### Directive
Reproduce the material below line by line, beginning with its first line and ending with the line that contains "plt.rcParams['font.family'] = ['Lato', 'DejaVu"; leave out pictures.

★ ★ ★ ★ ★ ★ ★

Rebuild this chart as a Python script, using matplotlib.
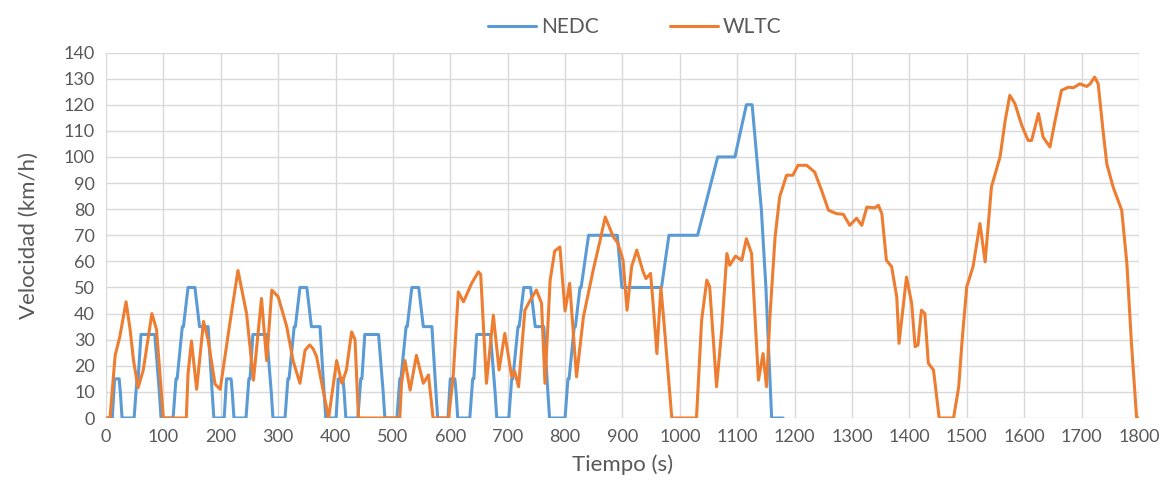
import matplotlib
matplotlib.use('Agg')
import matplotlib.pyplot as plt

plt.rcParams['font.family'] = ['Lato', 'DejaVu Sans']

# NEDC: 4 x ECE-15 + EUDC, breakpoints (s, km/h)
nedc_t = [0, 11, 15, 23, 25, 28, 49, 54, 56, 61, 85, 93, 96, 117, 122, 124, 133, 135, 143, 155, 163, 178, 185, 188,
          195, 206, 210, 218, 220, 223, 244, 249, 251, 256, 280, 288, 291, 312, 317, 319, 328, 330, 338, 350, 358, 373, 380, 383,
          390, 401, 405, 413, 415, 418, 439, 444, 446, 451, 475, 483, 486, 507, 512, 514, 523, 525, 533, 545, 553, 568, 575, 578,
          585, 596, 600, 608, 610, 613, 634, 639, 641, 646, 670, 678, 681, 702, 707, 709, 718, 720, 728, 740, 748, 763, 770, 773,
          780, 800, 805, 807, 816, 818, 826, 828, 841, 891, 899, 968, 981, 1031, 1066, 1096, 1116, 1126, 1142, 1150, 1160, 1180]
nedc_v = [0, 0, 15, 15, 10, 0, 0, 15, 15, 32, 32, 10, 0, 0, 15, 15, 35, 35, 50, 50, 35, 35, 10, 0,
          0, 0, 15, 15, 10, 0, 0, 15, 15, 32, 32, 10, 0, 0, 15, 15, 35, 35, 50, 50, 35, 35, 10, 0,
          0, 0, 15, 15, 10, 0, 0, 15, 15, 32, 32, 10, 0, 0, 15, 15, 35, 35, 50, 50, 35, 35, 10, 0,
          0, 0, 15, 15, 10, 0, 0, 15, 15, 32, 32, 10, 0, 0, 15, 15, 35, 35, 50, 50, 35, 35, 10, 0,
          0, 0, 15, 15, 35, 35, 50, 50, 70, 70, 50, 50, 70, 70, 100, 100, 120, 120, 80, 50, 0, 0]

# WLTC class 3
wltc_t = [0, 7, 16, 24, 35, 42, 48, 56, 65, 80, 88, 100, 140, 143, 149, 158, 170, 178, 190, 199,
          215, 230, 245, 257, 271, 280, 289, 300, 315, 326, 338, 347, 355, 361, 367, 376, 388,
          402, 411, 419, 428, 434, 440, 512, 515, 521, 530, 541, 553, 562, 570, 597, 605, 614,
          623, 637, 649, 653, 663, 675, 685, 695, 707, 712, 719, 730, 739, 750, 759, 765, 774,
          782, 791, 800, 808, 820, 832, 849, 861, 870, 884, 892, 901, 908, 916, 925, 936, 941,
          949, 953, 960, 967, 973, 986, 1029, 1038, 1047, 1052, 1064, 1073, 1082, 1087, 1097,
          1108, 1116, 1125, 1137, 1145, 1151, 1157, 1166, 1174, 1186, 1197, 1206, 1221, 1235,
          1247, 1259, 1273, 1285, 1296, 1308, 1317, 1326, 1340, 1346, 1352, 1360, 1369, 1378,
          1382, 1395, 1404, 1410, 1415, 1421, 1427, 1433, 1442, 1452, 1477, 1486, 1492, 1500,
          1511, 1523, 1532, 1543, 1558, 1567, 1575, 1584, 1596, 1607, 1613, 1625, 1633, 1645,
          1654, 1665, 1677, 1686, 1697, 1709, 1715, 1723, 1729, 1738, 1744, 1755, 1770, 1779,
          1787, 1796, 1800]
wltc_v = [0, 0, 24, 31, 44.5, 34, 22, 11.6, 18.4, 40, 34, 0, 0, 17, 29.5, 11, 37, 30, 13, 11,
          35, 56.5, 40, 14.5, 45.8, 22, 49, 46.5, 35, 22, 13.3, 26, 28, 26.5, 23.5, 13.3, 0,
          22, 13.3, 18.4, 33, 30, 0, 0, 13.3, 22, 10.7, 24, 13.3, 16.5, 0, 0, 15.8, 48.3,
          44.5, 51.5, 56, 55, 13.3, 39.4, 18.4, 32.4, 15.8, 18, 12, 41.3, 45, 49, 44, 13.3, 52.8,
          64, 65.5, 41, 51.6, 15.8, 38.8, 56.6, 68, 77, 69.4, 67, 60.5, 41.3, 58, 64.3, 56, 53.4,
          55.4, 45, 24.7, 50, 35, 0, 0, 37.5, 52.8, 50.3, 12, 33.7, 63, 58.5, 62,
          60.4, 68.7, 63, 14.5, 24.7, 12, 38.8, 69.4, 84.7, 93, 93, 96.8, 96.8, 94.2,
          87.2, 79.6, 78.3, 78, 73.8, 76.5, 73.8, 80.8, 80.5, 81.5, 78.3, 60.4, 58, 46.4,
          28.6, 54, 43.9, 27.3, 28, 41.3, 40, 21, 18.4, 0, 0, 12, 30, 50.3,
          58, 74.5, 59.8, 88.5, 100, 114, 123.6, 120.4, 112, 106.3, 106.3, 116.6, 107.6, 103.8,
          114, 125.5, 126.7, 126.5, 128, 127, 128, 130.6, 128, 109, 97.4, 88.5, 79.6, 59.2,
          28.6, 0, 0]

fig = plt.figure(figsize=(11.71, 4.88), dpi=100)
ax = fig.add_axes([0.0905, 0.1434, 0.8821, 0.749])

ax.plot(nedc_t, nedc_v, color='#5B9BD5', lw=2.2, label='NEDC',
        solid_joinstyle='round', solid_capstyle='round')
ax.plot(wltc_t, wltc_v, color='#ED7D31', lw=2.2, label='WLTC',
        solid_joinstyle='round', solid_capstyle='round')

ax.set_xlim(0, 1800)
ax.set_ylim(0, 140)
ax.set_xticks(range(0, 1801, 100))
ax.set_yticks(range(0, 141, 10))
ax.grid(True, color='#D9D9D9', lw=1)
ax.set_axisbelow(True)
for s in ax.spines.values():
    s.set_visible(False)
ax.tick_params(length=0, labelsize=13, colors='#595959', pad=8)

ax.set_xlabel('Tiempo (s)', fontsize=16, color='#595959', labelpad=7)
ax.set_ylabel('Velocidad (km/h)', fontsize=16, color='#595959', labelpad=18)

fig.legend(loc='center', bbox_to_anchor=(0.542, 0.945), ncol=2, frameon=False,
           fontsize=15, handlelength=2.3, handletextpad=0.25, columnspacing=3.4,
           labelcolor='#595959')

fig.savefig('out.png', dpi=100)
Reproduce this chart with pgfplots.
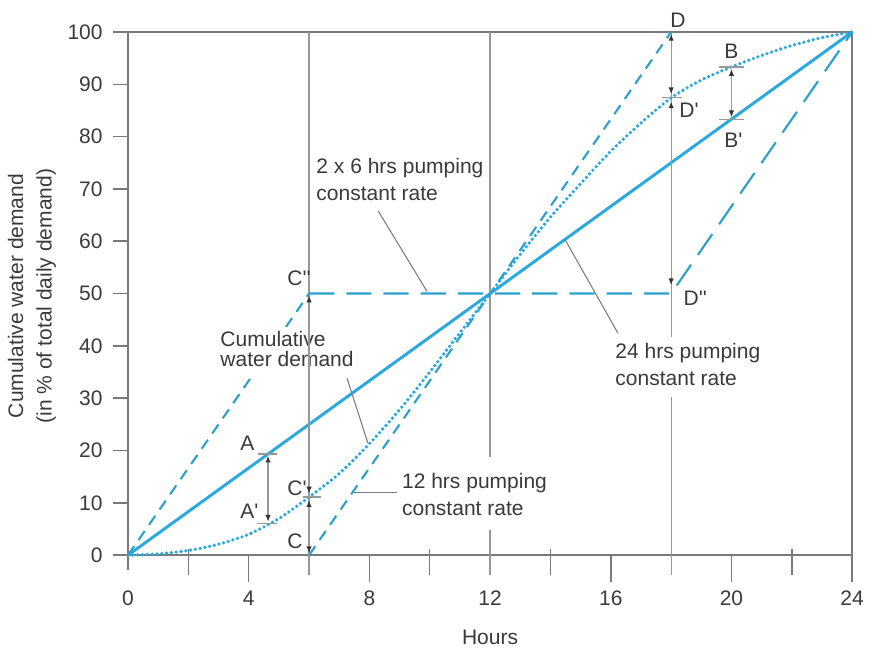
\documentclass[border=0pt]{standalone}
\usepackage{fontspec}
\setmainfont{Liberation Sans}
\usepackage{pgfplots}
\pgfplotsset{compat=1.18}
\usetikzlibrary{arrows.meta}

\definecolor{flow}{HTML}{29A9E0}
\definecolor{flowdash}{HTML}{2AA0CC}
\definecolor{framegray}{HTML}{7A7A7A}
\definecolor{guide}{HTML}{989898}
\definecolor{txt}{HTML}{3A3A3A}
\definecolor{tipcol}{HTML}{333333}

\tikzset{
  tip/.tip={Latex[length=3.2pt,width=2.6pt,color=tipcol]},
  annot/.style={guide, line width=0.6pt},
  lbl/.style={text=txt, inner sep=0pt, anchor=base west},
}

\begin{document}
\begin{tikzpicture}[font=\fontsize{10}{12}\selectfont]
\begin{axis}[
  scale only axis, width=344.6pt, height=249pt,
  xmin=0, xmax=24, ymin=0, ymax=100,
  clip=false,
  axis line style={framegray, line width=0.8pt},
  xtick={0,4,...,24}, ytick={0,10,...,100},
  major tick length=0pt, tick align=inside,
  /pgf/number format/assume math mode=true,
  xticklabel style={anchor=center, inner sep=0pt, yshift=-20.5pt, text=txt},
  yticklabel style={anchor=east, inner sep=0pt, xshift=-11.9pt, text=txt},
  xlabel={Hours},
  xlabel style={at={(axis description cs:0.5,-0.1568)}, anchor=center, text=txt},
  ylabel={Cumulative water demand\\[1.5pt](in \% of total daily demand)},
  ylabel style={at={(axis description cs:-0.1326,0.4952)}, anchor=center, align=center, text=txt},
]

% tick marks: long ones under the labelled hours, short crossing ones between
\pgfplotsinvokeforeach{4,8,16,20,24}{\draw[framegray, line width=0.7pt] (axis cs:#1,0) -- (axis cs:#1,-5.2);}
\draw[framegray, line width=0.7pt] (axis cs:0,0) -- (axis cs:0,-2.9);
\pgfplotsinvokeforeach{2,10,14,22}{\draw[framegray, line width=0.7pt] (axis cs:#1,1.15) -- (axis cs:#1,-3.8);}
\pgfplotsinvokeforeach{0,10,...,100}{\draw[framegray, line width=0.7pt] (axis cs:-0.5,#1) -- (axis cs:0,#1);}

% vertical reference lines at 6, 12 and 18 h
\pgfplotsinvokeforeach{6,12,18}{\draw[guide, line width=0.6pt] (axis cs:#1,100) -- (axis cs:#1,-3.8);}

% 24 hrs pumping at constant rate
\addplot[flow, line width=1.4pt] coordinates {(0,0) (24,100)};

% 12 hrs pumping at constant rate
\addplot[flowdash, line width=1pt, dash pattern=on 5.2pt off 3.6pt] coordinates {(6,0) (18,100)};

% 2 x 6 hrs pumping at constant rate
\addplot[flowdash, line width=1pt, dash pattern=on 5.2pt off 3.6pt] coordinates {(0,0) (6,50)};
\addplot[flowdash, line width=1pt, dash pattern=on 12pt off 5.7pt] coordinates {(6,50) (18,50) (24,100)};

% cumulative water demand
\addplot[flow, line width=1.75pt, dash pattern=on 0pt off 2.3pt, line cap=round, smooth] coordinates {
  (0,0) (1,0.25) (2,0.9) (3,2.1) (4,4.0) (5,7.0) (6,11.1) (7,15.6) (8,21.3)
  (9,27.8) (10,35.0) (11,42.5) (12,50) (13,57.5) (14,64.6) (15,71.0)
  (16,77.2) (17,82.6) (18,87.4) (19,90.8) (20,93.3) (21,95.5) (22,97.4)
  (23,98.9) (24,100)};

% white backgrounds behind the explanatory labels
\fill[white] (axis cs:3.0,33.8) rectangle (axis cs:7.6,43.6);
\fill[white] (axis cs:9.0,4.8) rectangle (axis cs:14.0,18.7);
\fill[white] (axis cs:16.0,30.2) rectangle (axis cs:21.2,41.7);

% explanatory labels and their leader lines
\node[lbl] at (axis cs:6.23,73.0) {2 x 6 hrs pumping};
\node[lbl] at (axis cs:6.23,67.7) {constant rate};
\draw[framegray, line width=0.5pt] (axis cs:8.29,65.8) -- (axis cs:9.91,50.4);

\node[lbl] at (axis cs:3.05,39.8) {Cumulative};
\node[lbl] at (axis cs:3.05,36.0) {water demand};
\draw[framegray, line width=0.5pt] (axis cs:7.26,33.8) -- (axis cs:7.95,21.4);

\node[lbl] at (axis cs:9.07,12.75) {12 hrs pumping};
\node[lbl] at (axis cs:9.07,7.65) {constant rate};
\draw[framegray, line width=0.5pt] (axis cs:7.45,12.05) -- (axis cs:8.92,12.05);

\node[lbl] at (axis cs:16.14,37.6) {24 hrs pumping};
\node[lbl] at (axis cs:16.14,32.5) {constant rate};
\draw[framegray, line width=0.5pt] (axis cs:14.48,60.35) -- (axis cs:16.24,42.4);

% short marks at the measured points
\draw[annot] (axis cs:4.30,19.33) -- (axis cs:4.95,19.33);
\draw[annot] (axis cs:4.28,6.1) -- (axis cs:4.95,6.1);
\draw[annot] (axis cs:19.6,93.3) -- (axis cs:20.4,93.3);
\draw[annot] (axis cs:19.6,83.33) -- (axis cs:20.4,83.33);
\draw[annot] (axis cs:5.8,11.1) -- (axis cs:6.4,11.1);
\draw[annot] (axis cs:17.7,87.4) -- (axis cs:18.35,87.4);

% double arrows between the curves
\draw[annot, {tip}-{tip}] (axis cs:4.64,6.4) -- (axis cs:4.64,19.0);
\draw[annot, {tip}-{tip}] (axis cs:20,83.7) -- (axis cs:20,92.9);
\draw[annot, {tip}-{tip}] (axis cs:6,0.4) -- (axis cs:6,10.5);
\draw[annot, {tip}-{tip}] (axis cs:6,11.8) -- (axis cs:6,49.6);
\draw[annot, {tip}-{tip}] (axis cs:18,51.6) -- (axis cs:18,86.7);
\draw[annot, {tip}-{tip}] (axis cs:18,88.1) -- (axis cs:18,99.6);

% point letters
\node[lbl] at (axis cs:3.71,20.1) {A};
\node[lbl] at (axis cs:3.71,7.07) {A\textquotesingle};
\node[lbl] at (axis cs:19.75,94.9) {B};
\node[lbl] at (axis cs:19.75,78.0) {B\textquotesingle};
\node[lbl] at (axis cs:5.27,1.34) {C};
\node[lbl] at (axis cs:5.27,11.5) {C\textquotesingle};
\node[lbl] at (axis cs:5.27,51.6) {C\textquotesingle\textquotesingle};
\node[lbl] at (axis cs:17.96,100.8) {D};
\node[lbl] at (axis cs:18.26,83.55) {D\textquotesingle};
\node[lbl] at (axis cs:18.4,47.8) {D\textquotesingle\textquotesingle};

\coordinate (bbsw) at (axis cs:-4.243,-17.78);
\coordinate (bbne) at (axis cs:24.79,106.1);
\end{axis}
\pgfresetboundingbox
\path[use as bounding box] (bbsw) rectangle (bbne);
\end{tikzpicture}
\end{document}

★ ★ ★ ★ ★ ★ ★

### Output of the exercise
Rebuild this chart as a Python script, using matplotlib.
import matplotlib
matplotlib.use('Agg')
import matplotlib.pyplot as plt

plt.rcParams['font.family'] = ['Lato', 'DejaVu Sans']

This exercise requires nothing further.